#### Problem:
Pictures do not belong in the output. Reproduce exactly the lines from the start of the records through the line with "yticks = [0, 20, 40, 60, 80, 100, 120]".

#### Provided material:
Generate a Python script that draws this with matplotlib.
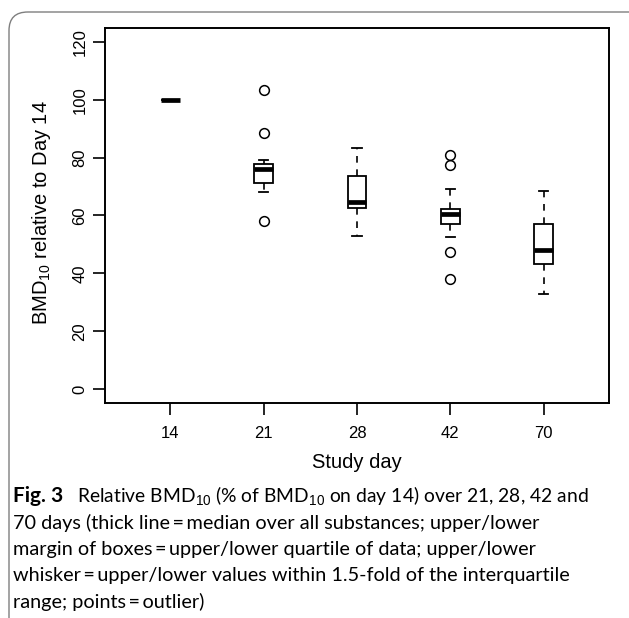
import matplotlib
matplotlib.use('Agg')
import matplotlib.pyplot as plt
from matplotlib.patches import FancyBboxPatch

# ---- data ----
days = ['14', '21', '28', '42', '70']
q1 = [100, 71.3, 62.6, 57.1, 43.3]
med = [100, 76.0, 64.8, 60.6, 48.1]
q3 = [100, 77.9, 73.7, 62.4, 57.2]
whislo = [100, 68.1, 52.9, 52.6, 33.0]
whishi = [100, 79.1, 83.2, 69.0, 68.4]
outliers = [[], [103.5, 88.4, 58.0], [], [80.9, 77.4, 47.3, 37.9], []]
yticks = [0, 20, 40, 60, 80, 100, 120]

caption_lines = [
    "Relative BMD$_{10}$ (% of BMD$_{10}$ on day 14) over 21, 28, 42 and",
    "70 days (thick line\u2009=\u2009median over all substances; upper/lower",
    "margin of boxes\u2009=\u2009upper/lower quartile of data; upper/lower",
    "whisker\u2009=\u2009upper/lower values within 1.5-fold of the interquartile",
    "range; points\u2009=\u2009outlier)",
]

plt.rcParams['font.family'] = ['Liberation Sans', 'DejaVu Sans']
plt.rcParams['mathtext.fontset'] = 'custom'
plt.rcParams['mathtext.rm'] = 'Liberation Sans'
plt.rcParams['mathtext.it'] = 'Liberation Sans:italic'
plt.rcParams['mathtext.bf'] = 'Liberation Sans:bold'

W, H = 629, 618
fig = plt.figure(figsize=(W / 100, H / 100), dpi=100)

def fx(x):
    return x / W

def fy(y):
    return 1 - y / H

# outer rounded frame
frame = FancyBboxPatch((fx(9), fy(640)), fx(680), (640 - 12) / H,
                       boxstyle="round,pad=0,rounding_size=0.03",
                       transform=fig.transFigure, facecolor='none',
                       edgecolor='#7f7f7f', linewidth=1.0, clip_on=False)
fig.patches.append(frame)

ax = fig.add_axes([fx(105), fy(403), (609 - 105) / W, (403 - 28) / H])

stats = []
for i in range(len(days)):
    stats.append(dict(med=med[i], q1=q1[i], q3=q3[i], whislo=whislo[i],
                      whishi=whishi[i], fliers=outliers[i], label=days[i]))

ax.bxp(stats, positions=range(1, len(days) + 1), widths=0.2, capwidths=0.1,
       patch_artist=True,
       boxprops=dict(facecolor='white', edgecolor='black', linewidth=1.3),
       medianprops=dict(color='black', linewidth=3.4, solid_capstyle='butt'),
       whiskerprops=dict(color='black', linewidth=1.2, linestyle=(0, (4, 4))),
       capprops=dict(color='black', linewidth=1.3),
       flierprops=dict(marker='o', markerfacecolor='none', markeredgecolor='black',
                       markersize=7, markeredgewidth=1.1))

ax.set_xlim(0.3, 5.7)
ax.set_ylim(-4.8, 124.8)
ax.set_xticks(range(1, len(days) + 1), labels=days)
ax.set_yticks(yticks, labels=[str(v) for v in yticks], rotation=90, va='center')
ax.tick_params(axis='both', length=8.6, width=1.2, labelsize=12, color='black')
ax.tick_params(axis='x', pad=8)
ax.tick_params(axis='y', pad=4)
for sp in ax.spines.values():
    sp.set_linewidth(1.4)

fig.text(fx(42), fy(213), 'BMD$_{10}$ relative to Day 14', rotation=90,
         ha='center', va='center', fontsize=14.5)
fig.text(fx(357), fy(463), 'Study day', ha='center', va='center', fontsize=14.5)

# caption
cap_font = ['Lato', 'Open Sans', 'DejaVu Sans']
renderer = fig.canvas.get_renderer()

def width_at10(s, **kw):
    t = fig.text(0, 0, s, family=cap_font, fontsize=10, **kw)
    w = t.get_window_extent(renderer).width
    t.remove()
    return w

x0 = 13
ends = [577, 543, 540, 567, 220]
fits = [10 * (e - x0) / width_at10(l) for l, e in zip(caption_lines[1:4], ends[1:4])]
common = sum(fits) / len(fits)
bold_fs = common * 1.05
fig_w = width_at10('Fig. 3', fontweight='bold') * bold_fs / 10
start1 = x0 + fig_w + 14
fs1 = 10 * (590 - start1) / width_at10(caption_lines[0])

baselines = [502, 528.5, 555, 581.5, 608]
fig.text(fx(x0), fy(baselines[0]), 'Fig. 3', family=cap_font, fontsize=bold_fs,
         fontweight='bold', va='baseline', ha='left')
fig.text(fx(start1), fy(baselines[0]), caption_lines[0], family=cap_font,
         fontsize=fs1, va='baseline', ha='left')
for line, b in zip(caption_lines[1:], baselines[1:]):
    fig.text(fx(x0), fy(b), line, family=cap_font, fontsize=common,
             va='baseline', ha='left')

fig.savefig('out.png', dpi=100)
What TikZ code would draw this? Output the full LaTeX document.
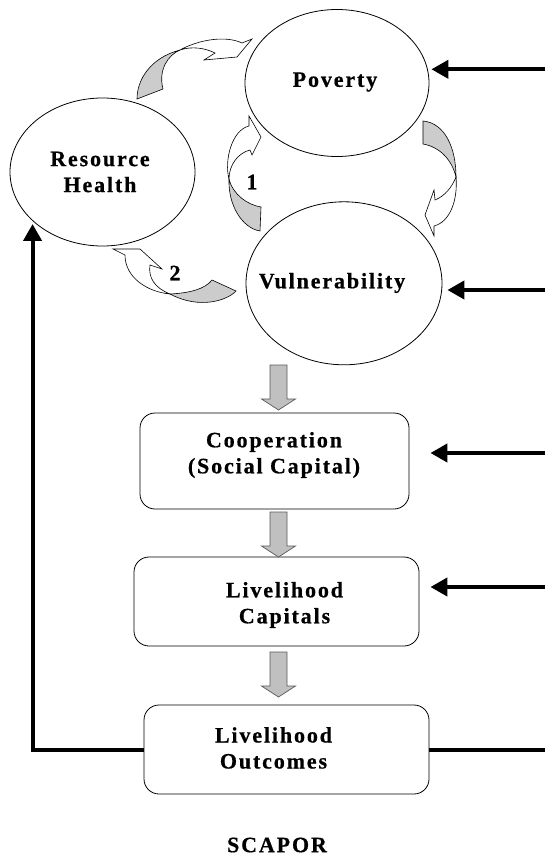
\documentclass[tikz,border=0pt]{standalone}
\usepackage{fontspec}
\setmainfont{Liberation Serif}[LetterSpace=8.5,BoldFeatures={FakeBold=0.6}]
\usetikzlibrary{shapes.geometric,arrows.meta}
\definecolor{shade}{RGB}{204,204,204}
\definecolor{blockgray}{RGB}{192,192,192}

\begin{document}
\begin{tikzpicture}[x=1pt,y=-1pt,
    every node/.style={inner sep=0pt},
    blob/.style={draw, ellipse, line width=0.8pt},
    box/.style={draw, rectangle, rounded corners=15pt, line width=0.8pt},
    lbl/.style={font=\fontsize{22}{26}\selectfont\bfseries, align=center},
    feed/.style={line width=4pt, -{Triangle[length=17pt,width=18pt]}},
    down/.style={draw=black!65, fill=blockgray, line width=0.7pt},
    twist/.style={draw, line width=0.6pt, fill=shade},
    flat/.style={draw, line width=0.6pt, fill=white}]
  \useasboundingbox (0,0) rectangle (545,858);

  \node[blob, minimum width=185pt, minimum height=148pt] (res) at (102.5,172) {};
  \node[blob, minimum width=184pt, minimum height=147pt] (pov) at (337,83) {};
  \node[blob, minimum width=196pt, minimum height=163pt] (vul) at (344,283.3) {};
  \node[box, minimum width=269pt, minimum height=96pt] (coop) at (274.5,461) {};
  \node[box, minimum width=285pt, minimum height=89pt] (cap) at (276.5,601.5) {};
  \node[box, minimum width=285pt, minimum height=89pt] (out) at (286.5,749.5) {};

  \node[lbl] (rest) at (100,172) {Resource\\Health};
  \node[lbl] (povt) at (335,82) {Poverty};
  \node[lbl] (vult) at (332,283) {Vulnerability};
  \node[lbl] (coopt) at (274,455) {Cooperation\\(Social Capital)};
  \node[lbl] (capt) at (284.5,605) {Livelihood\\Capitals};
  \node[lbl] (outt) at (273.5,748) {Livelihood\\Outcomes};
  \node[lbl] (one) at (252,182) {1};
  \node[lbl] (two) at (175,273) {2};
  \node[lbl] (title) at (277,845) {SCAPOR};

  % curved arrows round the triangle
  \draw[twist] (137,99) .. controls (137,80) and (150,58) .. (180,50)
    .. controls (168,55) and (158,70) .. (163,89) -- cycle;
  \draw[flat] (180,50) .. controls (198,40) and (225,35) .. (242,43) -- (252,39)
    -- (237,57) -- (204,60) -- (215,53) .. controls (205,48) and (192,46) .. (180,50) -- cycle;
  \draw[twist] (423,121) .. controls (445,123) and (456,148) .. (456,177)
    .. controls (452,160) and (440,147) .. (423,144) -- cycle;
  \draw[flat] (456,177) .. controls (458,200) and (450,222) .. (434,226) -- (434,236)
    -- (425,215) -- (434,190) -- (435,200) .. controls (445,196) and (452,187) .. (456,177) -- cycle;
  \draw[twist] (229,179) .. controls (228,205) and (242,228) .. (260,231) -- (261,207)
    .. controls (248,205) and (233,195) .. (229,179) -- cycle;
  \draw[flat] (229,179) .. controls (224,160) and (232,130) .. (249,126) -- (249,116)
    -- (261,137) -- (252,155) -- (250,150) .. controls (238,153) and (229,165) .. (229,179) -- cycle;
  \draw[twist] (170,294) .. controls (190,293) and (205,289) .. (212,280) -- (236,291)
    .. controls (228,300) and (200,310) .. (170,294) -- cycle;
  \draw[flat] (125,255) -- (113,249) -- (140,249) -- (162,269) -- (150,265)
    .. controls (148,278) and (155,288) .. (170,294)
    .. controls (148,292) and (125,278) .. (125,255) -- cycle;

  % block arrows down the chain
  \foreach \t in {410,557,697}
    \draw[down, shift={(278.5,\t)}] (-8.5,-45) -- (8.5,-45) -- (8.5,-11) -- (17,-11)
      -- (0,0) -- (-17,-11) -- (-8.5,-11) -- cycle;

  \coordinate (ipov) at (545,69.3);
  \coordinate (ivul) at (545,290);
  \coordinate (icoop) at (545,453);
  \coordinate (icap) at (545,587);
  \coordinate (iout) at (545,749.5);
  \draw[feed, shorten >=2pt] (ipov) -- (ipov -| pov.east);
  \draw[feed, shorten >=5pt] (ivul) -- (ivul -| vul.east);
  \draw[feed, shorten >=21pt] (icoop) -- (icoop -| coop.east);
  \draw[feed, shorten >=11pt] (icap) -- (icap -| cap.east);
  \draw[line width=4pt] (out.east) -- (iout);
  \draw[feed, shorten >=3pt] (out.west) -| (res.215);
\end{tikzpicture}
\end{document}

#### Answer for this exercise:
Generate a Python script that draws this with matplotlib.
import matplotlib
matplotlib.use('Agg')
import matplotlib.pyplot as plt
from matplotlib.patches import FancyBboxPatch

# ---- data ----
days = ['14', '21', '28', '42', '70']
q1 = [100, 71.3, 62.6, 57.1, 43.3]
med = [100, 76.0, 64.8, 60.6, 48.1]
q3 = [100, 77.9, 73.7, 62.4, 57.2]
whislo = [100, 68.1, 52.9, 52.6, 33.0]
whishi = [100, 79.1, 83.2, 69.0, 68.4]
outliers = [[], [103.5, 88.4, 58.0], [], [80.9, 77.4, 47.3, 37.9], []]
yticks = [0, 20, 40, 60, 80, 100, 120]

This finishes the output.